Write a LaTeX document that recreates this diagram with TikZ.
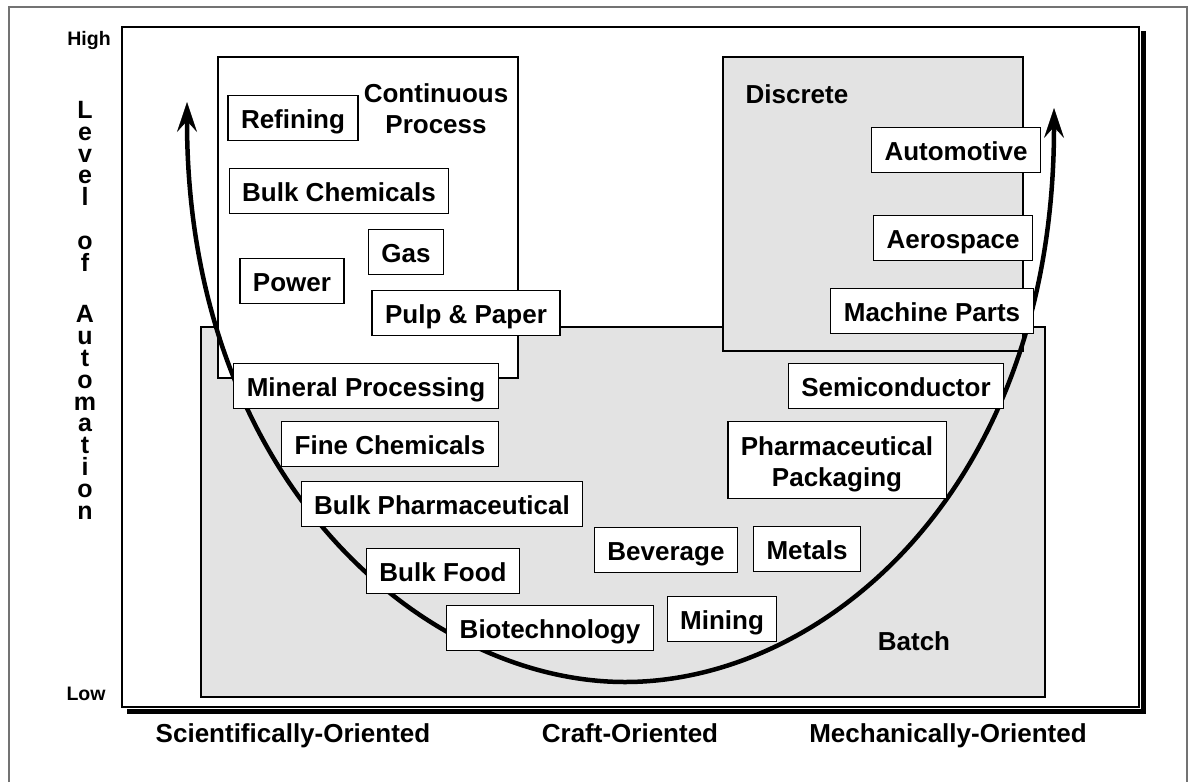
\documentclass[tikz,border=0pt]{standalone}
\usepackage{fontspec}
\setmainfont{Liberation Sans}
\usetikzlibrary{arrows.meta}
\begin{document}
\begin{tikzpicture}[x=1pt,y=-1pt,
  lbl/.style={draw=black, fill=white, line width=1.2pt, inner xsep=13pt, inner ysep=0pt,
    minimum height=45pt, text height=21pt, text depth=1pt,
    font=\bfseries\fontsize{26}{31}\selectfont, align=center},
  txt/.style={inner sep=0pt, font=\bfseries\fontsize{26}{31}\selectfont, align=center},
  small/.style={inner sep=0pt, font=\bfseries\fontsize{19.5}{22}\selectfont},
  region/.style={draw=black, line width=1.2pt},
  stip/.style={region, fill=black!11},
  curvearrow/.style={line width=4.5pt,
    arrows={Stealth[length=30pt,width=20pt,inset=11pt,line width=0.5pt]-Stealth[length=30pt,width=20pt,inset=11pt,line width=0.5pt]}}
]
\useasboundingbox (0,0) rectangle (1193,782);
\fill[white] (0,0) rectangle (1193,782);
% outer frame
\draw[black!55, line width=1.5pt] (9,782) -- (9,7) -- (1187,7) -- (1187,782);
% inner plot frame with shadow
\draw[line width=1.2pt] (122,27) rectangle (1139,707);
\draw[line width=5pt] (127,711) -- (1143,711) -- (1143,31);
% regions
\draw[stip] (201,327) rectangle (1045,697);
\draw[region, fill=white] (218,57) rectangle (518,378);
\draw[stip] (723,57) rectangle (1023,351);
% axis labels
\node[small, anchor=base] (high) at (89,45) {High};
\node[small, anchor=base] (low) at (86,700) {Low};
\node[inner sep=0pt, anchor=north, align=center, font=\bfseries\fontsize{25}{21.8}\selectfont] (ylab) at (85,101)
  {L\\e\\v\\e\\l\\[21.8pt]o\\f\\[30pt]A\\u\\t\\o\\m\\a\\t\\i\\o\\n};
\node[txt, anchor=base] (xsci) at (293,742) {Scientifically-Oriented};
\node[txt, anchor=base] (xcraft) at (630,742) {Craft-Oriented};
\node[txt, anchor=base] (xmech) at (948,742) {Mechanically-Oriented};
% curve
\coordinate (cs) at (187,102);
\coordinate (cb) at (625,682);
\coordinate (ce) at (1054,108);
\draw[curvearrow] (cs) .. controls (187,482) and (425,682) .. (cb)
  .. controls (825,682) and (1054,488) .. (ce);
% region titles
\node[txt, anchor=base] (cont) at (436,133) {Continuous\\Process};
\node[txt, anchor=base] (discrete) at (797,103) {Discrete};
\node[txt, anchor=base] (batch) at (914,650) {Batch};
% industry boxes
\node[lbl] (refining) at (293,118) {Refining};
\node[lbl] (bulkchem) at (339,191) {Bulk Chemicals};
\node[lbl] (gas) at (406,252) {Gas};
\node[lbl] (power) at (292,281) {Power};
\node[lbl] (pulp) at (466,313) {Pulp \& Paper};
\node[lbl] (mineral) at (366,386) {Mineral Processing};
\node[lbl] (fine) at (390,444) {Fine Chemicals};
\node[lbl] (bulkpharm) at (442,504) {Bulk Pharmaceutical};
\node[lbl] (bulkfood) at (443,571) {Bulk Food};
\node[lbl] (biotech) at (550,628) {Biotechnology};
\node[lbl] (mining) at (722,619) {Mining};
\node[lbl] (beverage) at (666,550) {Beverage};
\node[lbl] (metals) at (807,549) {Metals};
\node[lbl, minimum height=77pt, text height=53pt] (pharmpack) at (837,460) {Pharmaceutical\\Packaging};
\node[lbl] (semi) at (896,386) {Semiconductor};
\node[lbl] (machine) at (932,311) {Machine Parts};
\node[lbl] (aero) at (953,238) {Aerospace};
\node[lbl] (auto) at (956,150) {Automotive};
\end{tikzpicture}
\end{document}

What the task requires
Locate the string "with" in the listing above and copy every line where it occurs.

Task solution
Write a LaTeX document that recreates this diagram with TikZ.
% inner plot frame with shadow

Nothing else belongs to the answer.